# WRITTEN PROBLEM
Leaving out every picture, copy the lines of the data exactly, from the first through the line containing "return H - y".

# COLLECTED DATA
>>

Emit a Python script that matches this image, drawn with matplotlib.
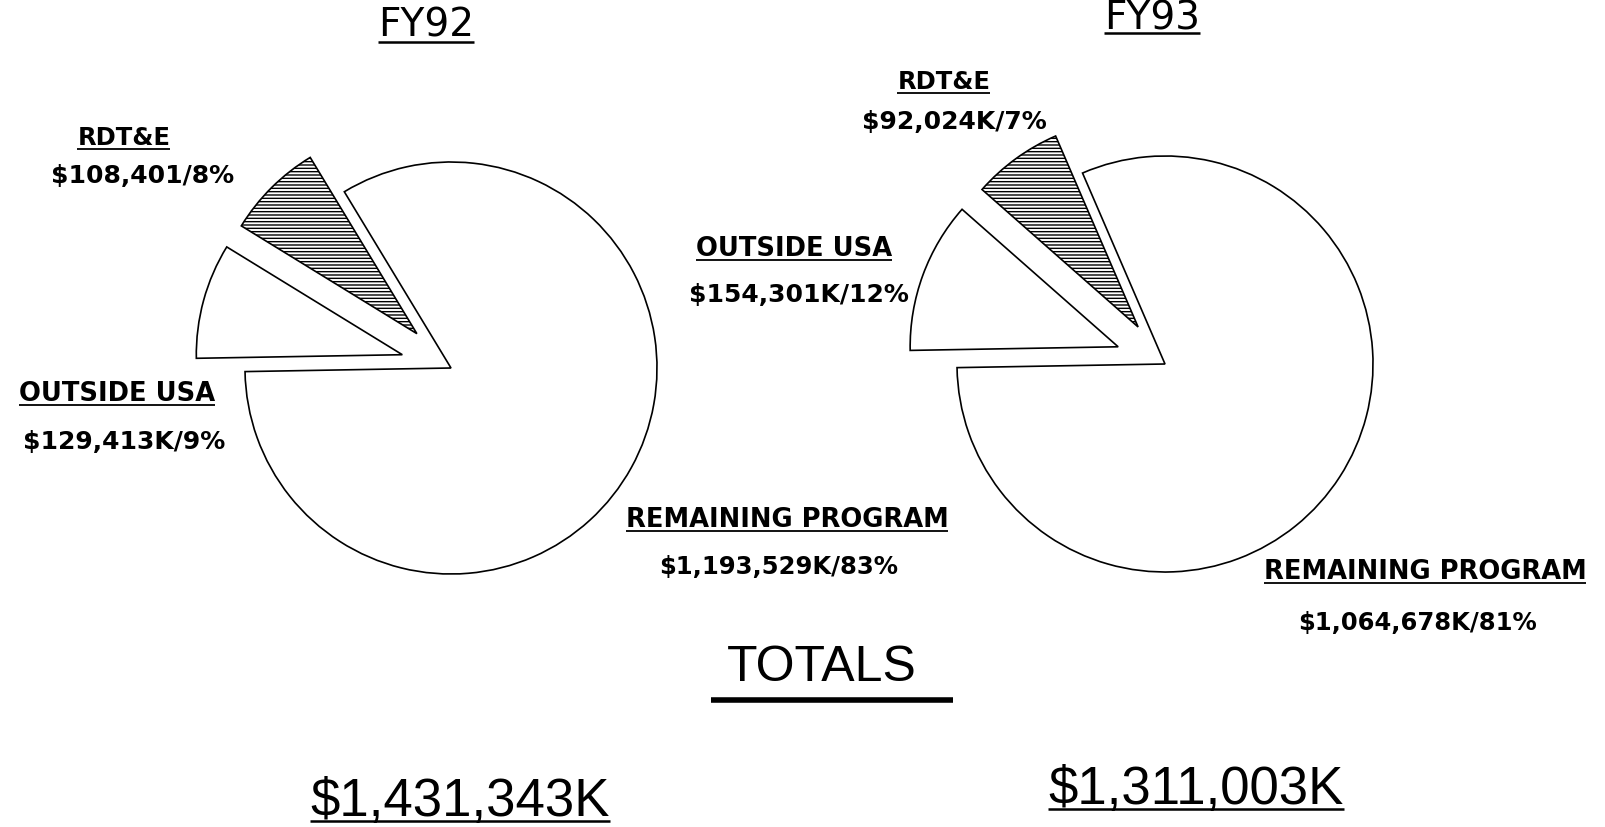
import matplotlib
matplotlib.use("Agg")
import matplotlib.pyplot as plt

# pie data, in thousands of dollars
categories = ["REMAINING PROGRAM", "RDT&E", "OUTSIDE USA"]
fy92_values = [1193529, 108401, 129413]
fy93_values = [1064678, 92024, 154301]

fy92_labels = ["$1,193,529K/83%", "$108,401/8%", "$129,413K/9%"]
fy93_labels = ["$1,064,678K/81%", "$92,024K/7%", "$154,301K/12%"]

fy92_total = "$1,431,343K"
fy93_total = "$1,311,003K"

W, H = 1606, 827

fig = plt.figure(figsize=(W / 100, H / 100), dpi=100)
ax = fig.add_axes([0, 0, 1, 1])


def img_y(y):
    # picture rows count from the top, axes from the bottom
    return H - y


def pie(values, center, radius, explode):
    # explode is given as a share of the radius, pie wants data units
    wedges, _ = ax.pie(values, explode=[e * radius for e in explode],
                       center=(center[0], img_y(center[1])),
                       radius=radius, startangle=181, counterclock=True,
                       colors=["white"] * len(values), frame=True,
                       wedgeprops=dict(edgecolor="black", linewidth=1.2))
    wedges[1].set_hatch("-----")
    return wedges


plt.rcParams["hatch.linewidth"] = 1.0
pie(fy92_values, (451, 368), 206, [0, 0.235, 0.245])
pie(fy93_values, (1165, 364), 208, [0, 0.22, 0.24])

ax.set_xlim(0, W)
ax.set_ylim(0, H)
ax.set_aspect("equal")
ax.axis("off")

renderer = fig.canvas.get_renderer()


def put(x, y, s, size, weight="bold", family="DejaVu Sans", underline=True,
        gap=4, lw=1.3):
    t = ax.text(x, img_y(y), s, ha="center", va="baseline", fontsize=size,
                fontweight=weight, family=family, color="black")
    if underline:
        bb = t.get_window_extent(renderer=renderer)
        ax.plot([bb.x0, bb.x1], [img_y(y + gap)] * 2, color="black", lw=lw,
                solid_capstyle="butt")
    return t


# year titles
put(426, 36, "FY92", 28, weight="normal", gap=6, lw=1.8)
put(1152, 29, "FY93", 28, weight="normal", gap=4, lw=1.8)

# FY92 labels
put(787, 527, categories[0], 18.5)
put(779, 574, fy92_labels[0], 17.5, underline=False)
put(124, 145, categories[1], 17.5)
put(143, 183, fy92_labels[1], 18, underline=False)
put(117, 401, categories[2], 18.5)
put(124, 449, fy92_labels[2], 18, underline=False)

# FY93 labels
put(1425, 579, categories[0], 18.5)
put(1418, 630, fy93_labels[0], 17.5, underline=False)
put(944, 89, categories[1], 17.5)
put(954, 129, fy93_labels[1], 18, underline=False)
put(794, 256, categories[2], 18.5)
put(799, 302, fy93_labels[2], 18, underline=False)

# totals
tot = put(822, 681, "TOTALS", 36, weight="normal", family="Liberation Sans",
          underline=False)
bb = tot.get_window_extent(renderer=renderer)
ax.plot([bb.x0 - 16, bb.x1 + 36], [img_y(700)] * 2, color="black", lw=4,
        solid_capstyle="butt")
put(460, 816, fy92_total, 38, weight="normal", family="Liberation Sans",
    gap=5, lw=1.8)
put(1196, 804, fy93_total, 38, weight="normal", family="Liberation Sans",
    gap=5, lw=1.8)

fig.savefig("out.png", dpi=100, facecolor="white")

<<

# PROBLEM SOLUTION
Emit a Python script that matches this image, drawn with matplotlib.
import matplotlib
matplotlib.use("Agg")
import matplotlib.pyplot as plt

# pie data, in thousands of dollars
categories = ["REMAINING PROGRAM", "RDT&E", "OUTSIDE USA"]
fy92_values = [1193529, 108401, 129413]
fy93_values = [1064678, 92024, 154301]

fy92_labels = ["$1,193,529K/83%", "$108,401/8%", "$129,413K/9%"]
fy93_labels = ["$1,064,678K/81%", "$92,024K/7%", "$154,301K/12%"]

fy92_total = "$1,431,343K"
fy93_total = "$1,311,003K"

W, H = 1606, 827

fig = plt.figure(figsize=(W / 100, H / 100), dpi=100)
ax = fig.add_axes([0, 0, 1, 1])


def img_y(y):
    # picture rows count from the top, axes from the bottom
    return H - y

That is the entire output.